City slums worst-hit by water scarcity

Hyderabad: With major source of drinking water supply to the Greater Hyderabad Metropolitan Area going dry, people living in 200-odd slum areas are facing acute drinking water shortage. Taps do not run in these slums as infrastructure is very poor. Unable to buy water tankers, and paid supplies of precious water through cans, these people are left parched. Though GHMC has been supplying water sometimes through tankers in some areas near Gosha Mahal, Abids and Uppal, by and large it has been erratic.

“Residents in the Greater Hyderabad zone are not catered to, is a stark reality,” said Biju Menon, director of Organisation for Rural Development, an NGO working in the area of clean water supply to slum-dwellers in urban conglomerations. Traditionally, the city has been drawing water from Singur, Manjira and Osmansagar tanks. But these sources have totally dried up due to erratic monsoon and El Nino effect. Now, the only source for the city to quench its thirst is the long distance water supply from Krishna and Godavari rivers, said Rukma Reddy, a retired engineer who worked in the medium irrigation works for the past three decades.

As per the survey conducted by the NGO on the existence of slum-dwellers in the heart of Hyderabad city, most slums are concentrated in the Central Zone which has the most – 33 slums – in its area, with about 10 within Musheerabad. This is followed by the West Zone, which has about 18 slums in areas like Serilingampally, Kukatpally and Patancheru. The East Zone has five slums, South Zone has nine and North Zone has seven slums.

Of the 72 slums, more than 26 are on government land, 25 are partly owned by the government and private bodies and five are on encroached land. “It is not possible to make policies without having proper data of the slum population. Every time there is a new policy, we have to re-consider the beneficiaries and this is creating confusion,” said a GHMC official.

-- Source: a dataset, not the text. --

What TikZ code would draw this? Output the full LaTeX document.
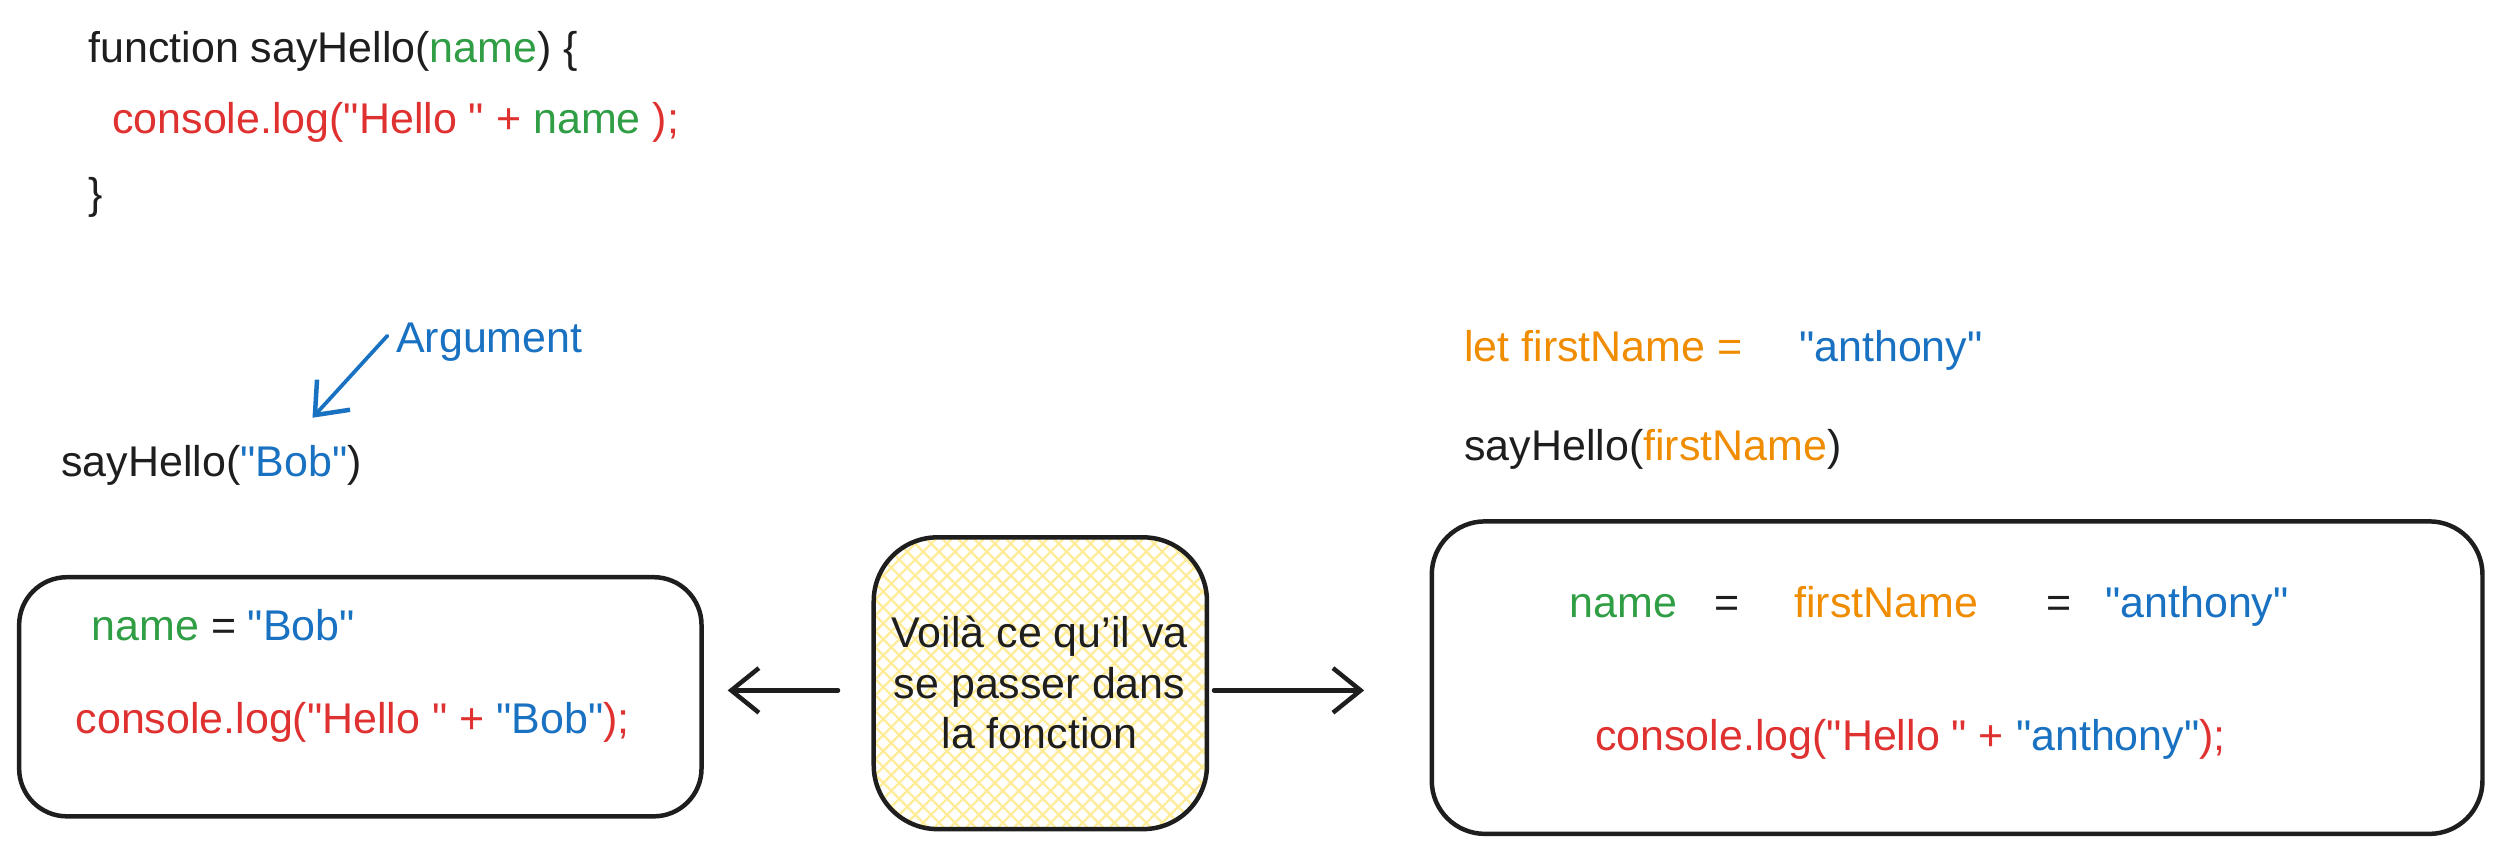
\documentclass[tikz,border=0pt]{standalone}
\usepackage{fontspec}
\setmainfont{Liberation Sans}[Ligatures=TeXOff]
\usetikzlibrary{arrows.meta,fit}
\definecolor{cblack}{HTML}{1E1E1E}
\definecolor{cgreen}{HTML}{2F9E44}
\definecolor{cred}{HTML}{E03131}
\definecolor{cblue}{HTML}{1971C2}
\definecolor{corange}{HTML}{F08C00}
\definecolor{cyellow}{HTML}{FFEC99}
\begin{document}
\begin{tikzpicture}[x=0.15mm,y=-0.15mm,
  txt/.style={anchor=base west, inner sep=0pt, font=\fontsize{11.5}{13}\selectfont, text=cblack},
  box/.style={draw=cblack, line width=1.2pt, inner sep=0pt},
  arr/.style={draw=cblack, line width=1.2pt, line cap=round, -{Straight Barb[length=2.6mm,width=4.2mm,line width=1.2pt]}},
  hatch/.style={draw=cyellow, line width=0.6pt}]
\fill[white] (0,0) rectangle (1568,538);
\useasboundingbox (0,0) rectangle (1568,538);

% top function
\node[txt] (fn) at (55,39) {function sayHello(\textcolor{cgreen}{name}) \{};
\node[txt,text=cred] (log) at (70,84) {console.log("Hello " + \textcolor{cgreen}{name} );};
\node[txt] (close) at (55,131) {\}};

% argument
\node[txt,text=cblue] (arg) at (248,221) {Argument};
\coordinate (argtip) at (196,262);
\draw[arr, draw=cblue, line width=1pt] ([xshift=-0.75mm,yshift=0.6mm]arg.west) -- (argtip);
\node[txt] (call) at (38,299) {sayHello(\textcolor{cblue}{"Bob"})};

% left box
\node[box, rounded corners=4.5mm, fit={(12,362) (440,512)}] (lbox) {};
\node[txt,text=cgreen] (lname) at (57,402) {name};
\node[txt] (leq) at (132,402) {=};
\node[txt,text=cblue] (lbob) at (155,402) {"Bob"};
\node[txt,text=cred] (llog) at (47,460) {console.log("Hello " + \textcolor{cblue}{"Bob"});};

% middle box
\begin{scope}
  \clip[rounded corners=6mm] (548,337) rectangle (757,520);
  \foreach \x in {350,360,...,760} \draw[hatch] (\x,337) -- ++(190,190);
  \foreach \x in {548,558,...,950} \draw[hatch] (\x,337) -- ++(-190,190);
\end{scope}
\node[box, rounded corners=6mm, fit={(548,337) (757,520)}] (mid) {};
\node[font=\fontsize{11.5}{13.5}\selectfont, align=center, inner sep=0pt, text=cblack] (midtxt) at (652,428) {Voilà ce qu’il va\\se passer dans\\la fonction};

% right side
\node[txt,text=corange] (let) at (918,227) {let firstName =};
\node[txt,text=cblue] (anth) at (1128,227) {"anthony"};
\node[txt] (call2) at (918,289) {sayHello(\textcolor{corange}{firstName})};
\node[box, rounded corners=5mm, fit={(898,327) (1557,523)}] (rbox) {};
\node[txt,text=cgreen] (rname) at (984,387) {name};
\node[txt] (req1) at (1075,387) {=};
\node[txt,text=corange] (rfirst) at (1125,387) {firstName};
\node[txt] (req2) at (1283,387) {=};
\node[txt,text=cblue] (ranth) at (1320,387) {"anthony"};
\node[txt,text=cred] (rlog) at (1000,471) {console.log("Hello " + \textcolor{cblue}{"anthony"});};

% arrows
\coordinate (ay) at (0,433);
\draw[arr, shorten <=3.15mm, shorten >=2.25mm] (mid.west |- ay) -- (lbox.east |- ay);
\draw[arr, shorten <=0.45mm, shorten >=6.15mm] (mid.east |- ay) -- (rbox.west |- ay);
\end{tikzpicture}
\end{document}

For instance, in the Bahadurpura Assembly constituency, Yousuf Gulshan Colony, Roshan Colony, Farooq Nagar, Fathima Nagar and Mustafa Nagar and other areas survive on tanker water. Each slum has around 1,200 families living in pitiable conditions. The Water Board, during the survey, identified a few more ill-served slums in Chandrayangutta (Kalikanagar, Narahari Nagar, Muriki Nagar) Shalivahan Nagar, Siri Purani Colony in Malakpet, Bhojagutta and Indira Nagar in Karwan, Krishna Nagar in Amberpet, and Mangooroni Basthi and Azad Chandrasekhara Nagar in Secunderabad Assembly constituencies.

“Though the Water Board had laid pipelines, these localities are not getting supply as most of them are either tail-end areas or on hilltops. We categorised them under ‘unserved’ slum areas. After Chief Minister K Chandrasekhar Rao announced tap connection to every household, the survey identified that 25 slum areas would not get tap connections,” sources in the HMWS&SB said.

However, it is learnt that instructions were given to general managers to submit feasibility reports on the ‘unserved’ slum areas and provide infrastructure like new service reservoirs, extend trunk mains and distribution network to fulfil the government’s promise to provide tap connection to every household, an official said. Similarly, a proposal to improve network in villages located within the Outer Ring Road (ORR) would be implemented soon, he added.